Anticipate common pitfalls and pre-plan your response. This technique, known as implementation intention, reduces the likelihood of impulsive decisions when stress hits.

  • If I receive an unexpected bonus check, then I will immediately allocate 80% to debt principal and 20% to a guilt-free “fun fund.”
  • If I feel tempted to buy an expensive item online, then I will wait 48 hours and research three cheaper alternatives before making any decision.
  • If the stock market drops by more than 10%, then I will stick to my scheduled investment contributions, recognizing this is a buying opportunity.

Leveraging Social Accountability

While personal finance is private, accountability can be a powerful external motivator.

  • Find an Accountability Partner: This could be a spouse, trusted friend, or a financial coach. Share your goals (not necessarily all the numbers) and agree to check in monthly on your progress toward those milestones.
  • Join a Community: Online forums or local financial independence groups provide a space where others understand the struggle. Seeing peers succeed reinforces the belief that your goal is attainable.

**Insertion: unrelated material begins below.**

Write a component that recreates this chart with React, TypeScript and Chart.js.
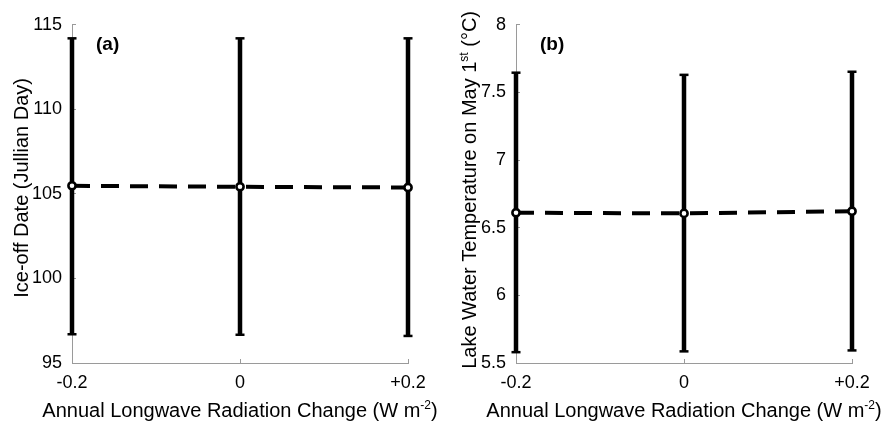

Phase 4: Re-Energizing Long-Term Vision

As you move further down the path, the initial excitement fades, and the remaining goal can feel like a grind. It’s time to refresh your vision.

Visualize the Future State Constantly

Go beyond the initial “why.” Spend time actively visualizing what life will look like when the goal is achieved.

  • If you are saving for retirement, visualize the feeling of waking up without an alarm clock, or traveling without checking your bank balance constantly.
  • If you are debt-free, visualize the monthly cash flow that is now freed up for investments, experiences, or charity.

Use tools like vision boards or even setting your phone background to an image representing your achieved goal.

Introduce “Stretch Goals”

Once you conquer a major financial objective, don’t just stop. Immediately set a new, slightly more ambitious goal. This prevents the motivational slump that often follows a major success.

For example, if you paid off all consumer debt:

  • Old Goal: Debt Freedom.
  • New Stretch Goal: Maximize Roth IRA contributions for the next three years, or save a full year’s worth of living expenses in an emergency fund.

This continuous upward trajectory keeps the momentum alive and reinforces the positive habits you’ve built.


Conclusion: Motivation is Built, Not Found

Money motivation is not a finite resource you wait to discover; it is a system you actively build and maintain. By setting clear, value-aligned goals, automating the necessary mechanics, creating visible short-term rewards, and planning for inevitable setbacks, you transform the daunting task of long-term financial planning into a series of achievable, rewarding steps. Stay focused on the “why,” celebrate the small wins, and your long-term financial vision will inevitably become your reality.